* [COLLECTED MATERIAL]:
==============================

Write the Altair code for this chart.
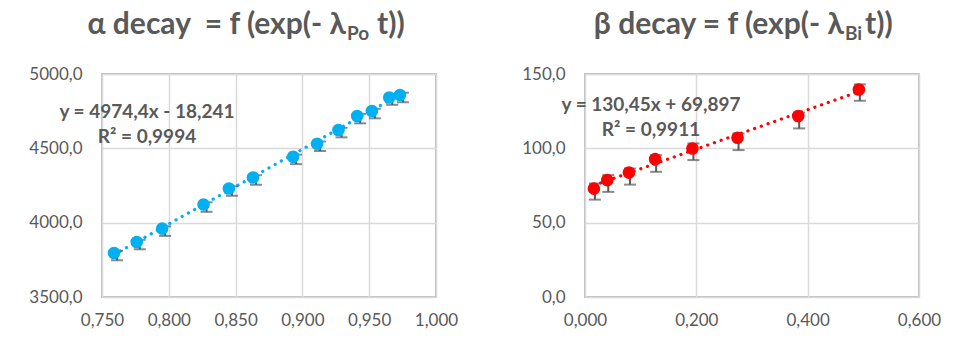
import altair as alt
import pandas as pd

# ---- data ----
alpha_x = [0.759, 0.776, 0.795, 0.826, 0.845, 0.863, 0.893, 0.911, 0.927, 0.941, 0.952, 0.965, 0.973]
alpha_y = [3796, 3870, 3960, 4122, 4230, 4304, 4443, 4531, 4623, 4717, 4751, 4842, 4859]
alpha_lo = [3747, 3821, 3911, 4073, 4181, 4255, 4394, 4482, 4574, 4668, 4702, 4793, 4810]
alpha_hi = [3811, 3885, 3975, 4137, 4245, 4319, 4458, 4546, 4638, 4732, 4766, 4857, 4874]

beta_x = [0.016, 0.040, 0.079, 0.126, 0.193, 0.274, 0.383, 0.492]
beta_y = [72.9, 78.6, 83.7, 92.7, 99.9, 107.1, 121.7, 139.6]
beta_lo = [65.5, 70.7, 75.6, 84.2, 92.1, 98.8, 113.4, 132.0]
beta_hi = [76.3, 82.0, 86.4, 95.4, 103.3, 110.0, 124.1, 143.0]

alpha_title = ["α decay\u00a0 = f (exp(- λ", "Po", "t))"]
beta_title = ["β decay = f (exp(- λ", "Bi", "t))"]
alpha_eq = ["y = 4974,4x - 18,241", "R² = 0,9994"]
beta_eq = ["y = 130,45x + 69,897", "R² = 0,9911"]

alpha_xticks = [0.75, 0.80, 0.85, 0.90, 0.95, 1.00]
alpha_yticks = [3500, 4000, 4500, 5000]
beta_xticks = [0.0, 0.2, 0.4, 0.6]
beta_yticks = [0, 50, 100, 150]

GRAY = "#595959"
FONT = "Lato"


def panel(xs, ys, lo, hi, color, xticks, yticks, title, eq, geo, cap_offset):
    df = pd.DataFrame({"x": xs, "y": ys, "lo": lo, "hi": hi})
    xscale = alt.Scale(domain=[xticks[0], xticks[-1]], nice=False, zero=False)
    yscale = alt.Scale(domain=[yticks[0], yticks[-1]], nice=False, zero=False)
    xaxis = alt.Axis(values=xticks, title=None, labelExpr="replace(format(datum.value, '.3f'), '.', ',')",
                     ticks=False, domain=False, labelPadding=15, labelFlush=False,
                     gridColor="#d9d9d9", gridWidth=1.5)
    yaxis = alt.Axis(values=yticks, title=None, labelExpr="replace(format(datum.value, '.1f'), '.', ',')",
                     ticks=False, domain=False, labelPadding=20, labelFlush=False,
                     gridColor="#d9d9d9", gridWidth=1.5)
    base = alt.Chart(df)
    trend = base.transform_regression("x", "y").mark_line(
        color=color, strokeWidth=3.2, strokeDash=[0.1, 7], strokeCap="round"
    ).encode(x=alt.X("x:Q", scale=xscale, axis=xaxis), y=alt.Y("y:Q", scale=yscale, axis=yaxis))
    rule = base.mark_rule(color=GRAY, strokeWidth=2, xOffset=cap_offset).encode(
        x="x:Q", y="lo:Q", y2="hi:Q")
    cap_lo = base.mark_tick(color=GRAY, thickness=2, size=12, orient="horizontal", xOffset=cap_offset).encode(
        x="x:Q", y="lo:Q")
    cap_hi = base.mark_tick(color=GRAY, thickness=2, size=12, orient="horizontal", xOffset=cap_offset).encode(
        x="x:Q", y="hi:Q")
    pts = base.mark_circle(color=color, opacity=1, size=160).encode(x="x:Q", y="y:Q")

    tdf = pd.DataFrame({"t": title})
    t1 = alt.Chart(tdf.iloc[[0]]).mark_text(font=FONT, fontWeight="bold", fontSize=30, color=GRAY,
                                           align="right", baseline="alphabetic").encode(
        x=alt.value(geo["lam"]), y=alt.value(-40.5), text="t:N")
    t2 = alt.Chart(tdf.iloc[[1]]).mark_text(font=FONT, fontWeight="bold", fontSize=19, color=GRAY,
                                           align="left", baseline="alphabetic").encode(
        x=alt.value(geo["lam"] + 1), y=alt.value(-34.5), text="t:N")
    t3 = alt.Chart(tdf.iloc[[2]]).mark_text(font=FONT, fontWeight="bold", fontSize=30, color=GRAY,
                                           align="left", baseline="alphabetic").encode(
        x=alt.value(geo["rest"]), y=alt.value(-40.5), text="t:N")
    edf = pd.DataFrame({"t": eq})
    e1 = alt.Chart(edf.iloc[[0]]).mark_text(font=FONT, fontWeight="bold", fontSize=19, color=GRAY,
                                           align="center", baseline="alphabetic").encode(
        x=alt.value(geo["eqx"]), y=alt.value(geo["eqy"]), text="t:N")
    e2 = alt.Chart(edf.iloc[[1]]).mark_text(font=FONT, fontWeight="bold", fontSize=19, color=GRAY,
                                           align="center", baseline="alphabetic").encode(
        x=alt.value(geo["eqx"]), y=alt.value(geo["eqy"] + 25), text="t:N")
    return alt.layer(trend, rule, cap_lo, cap_hi, pts, t1, t2, t3, e1, e2).properties(width=334, height=223)


left = panel(alpha_x, alpha_y, alpha_lo, alpha_hi, "#00b0f0", alpha_xticks, alpha_yticks, alpha_title, alpha_eq,
             {"lam": 244, "rest": 275, "eqx": 45, "eqy": 44}, 3)
right = panel(beta_x, beta_y, beta_lo, beta_hi, "#ff0000", beta_xticks, beta_yticks, beta_title, beta_eq,
              {"lam": 259, "rest": 280, "eqx": 66, "eqy": 37}, 1)

chart = alt.hconcat(left, right, spacing=61).configure_view(
    stroke="#bfbfbf", strokeWidth=2
).configure_axis(
    labelFont=FONT, labelFontSize=17, labelColor=GRAY, grid=True
).properties(padding={"left": 19, "top": 0, "right": 5, "bottom": 5}, background="white")

chart.save("out.html", embed_options={"renderer": "svg", "actions": False})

==============================

* [TASK DETAILS]: Output the data above without changes, apart from leaving out the pictures.

* [WORKED ANSWER]:
Write the Altair code for this chart.
import altair as alt
import pandas as pd

# ---- data ----
alpha_x = [0.759, 0.776, 0.795, 0.826, 0.845, 0.863, 0.893, 0.911, 0.927, 0.941, 0.952, 0.965, 0.973]
alpha_y = [3796, 3870, 3960, 4122, 4230, 4304, 4443, 4531, 4623, 4717, 4751, 4842, 4859]
alpha_lo = [3747, 3821, 3911, 4073, 4181, 4255, 4394, 4482, 4574, 4668, 4702, 4793, 4810]
alpha_hi = [3811, 3885, 3975, 4137, 4245, 4319, 4458, 4546, 4638, 4732, 4766, 4857, 4874]

beta_x = [0.016, 0.040, 0.079, 0.126, 0.193, 0.274, 0.383, 0.492]
beta_y = [72.9, 78.6, 83.7, 92.7, 99.9, 107.1, 121.7, 139.6]
beta_lo = [65.5, 70.7, 75.6, 84.2, 92.1, 98.8, 113.4, 132.0]
beta_hi = [76.3, 82.0, 86.4, 95.4, 103.3, 110.0, 124.1, 143.0]

alpha_title = ["α decay\u00a0 = f (exp(- λ", "Po", "t))"]
beta_title = ["β decay = f (exp(- λ", "Bi", "t))"]
alpha_eq = ["y = 4974,4x - 18,241", "R² = 0,9994"]
beta_eq = ["y = 130,45x + 69,897", "R² = 0,9911"]

alpha_xticks = [0.75, 0.80, 0.85, 0.90, 0.95, 1.00]
alpha_yticks = [3500, 4000, 4500, 5000]
beta_xticks = [0.0, 0.2, 0.4, 0.6]
beta_yticks = [0, 50, 100, 150]

GRAY = "#595959"
FONT = "Lato"


def panel(xs, ys, lo, hi, color, xticks, yticks, title, eq, geo, cap_offset):
    df = pd.DataFrame({"x": xs, "y": ys, "lo": lo, "hi": hi})
    xscale = alt.Scale(domain=[xticks[0], xticks[-1]], nice=False, zero=False)
    yscale = alt.Scale(domain=[yticks[0], yticks[-1]], nice=False, zero=False)
    xaxis = alt.Axis(values=xticks, title=None, labelExpr="replace(format(datum.value, '.3f'), '.', ',')",
                     ticks=False, domain=False, labelPadding=15, labelFlush=False,
                     gridColor="#d9d9d9", gridWidth=1.5)
    yaxis = alt.Axis(values=yticks, title=None, labelExpr="replace(format(datum.value, '.1f'), '.', ',')",
                     ticks=False, domain=False, labelPadding=20, labelFlush=False,
                     gridColor="#d9d9d9", gridWidth=1.5)
    base = alt.Chart(df)
    trend = base.transform_regression("x", "y").mark_line(
        color=color, strokeWidth=3.2, strokeDash=[0.1, 7], strokeCap="round"
    ).encode(x=alt.X("x:Q", scale=xscale, axis=xaxis), y=alt.Y("y:Q", scale=yscale, axis=yaxis))
    rule = base.mark_rule(color=GRAY, strokeWidth=2, xOffset=cap_offset).encode(
        x="x:Q", y="lo:Q", y2="hi:Q")
    cap_lo = base.mark_tick(color=GRAY, thickness=2, size=12, orient="horizontal", xOffset=cap_offset).encode(
        x="x:Q", y="lo:Q")
    cap_hi = base.mark_tick(color=GRAY, thickness=2, size=12, orient="horizontal", xOffset=cap_offset).encode(
        x="x:Q", y="hi:Q")
    pts = base.mark_circle(color=color, opacity=1, size=160).encode(x="x:Q", y="y:Q")

    tdf = pd.DataFrame({"t": title})
    t1 = alt.Chart(tdf.iloc[[0]]).mark_text(font=FONT, fontWeight="bold", fontSize=30, color=GRAY,
                                           align="right", baseline="alphabetic").encode(
        x=alt.value(geo["lam"]), y=alt.value(-40.5), text="t:N")
    t2 = alt.Chart(tdf.iloc[[1]]).mark_text(font=FONT, fontWeight="bold", fontSize=19, color=GRAY,
                                           align="left", baseline="alphabetic").encode(
        x=alt.value(geo["lam"] + 1), y=alt.value(-34.5), text="t:N")
    t3 = alt.Chart(tdf.iloc[[2]]).mark_text(font=FONT, fontWeight="bold", fontSize=30, color=GRAY,
                                           align="left", baseline="alphabetic").encode(
        x=alt.value(geo["rest"]), y=alt.value(-40.5), text="t:N")
    edf = pd.DataFrame({"t": eq})
    e1 = alt.Chart(edf.iloc[[0]]).mark_text(font=FONT, fontWeight="bold", fontSize=19, color=GRAY,
                                           align="center", baseline="alphabetic").encode(
        x=alt.value(geo["eqx"]), y=alt.value(geo["eqy"]), text="t:N")
    e2 = alt.Chart(edf.iloc[[1]]).mark_text(font=FONT, fontWeight="bold", fontSize=19, color=GRAY,
                                           align="center", baseline="alphabetic").encode(
        x=alt.value(geo["eqx"]), y=alt.value(geo["eqy"] + 25), text="t:N")
    return alt.layer(trend, rule, cap_lo, cap_hi, pts, t1, t2, t3, e1, e2).properties(width=334, height=223)


left = panel(alpha_x, alpha_y, alpha_lo, alpha_hi, "#00b0f0", alpha_xticks, alpha_yticks, alpha_title, alpha_eq,
             {"lam": 244, "rest": 275, "eqx": 45, "eqy": 44}, 3)
right = panel(beta_x, beta_y, beta_lo, beta_hi, "#ff0000", beta_xticks, beta_yticks, beta_title, beta_eq,
              {"lam": 259, "rest": 280, "eqx": 66, "eqy": 37}, 1)

chart = alt.hconcat(left, right, spacing=61).configure_view(
    stroke="#bfbfbf", strokeWidth=2
).configure_axis(
    labelFont=FONT, labelFontSize=17, labelColor=GRAY, grid=True
).properties(padding={"left": 19, "top": 0, "right": 5, "bottom": 5}, background="white")

chart.save("out.html", embed_options={"renderer": "svg", "actions": False})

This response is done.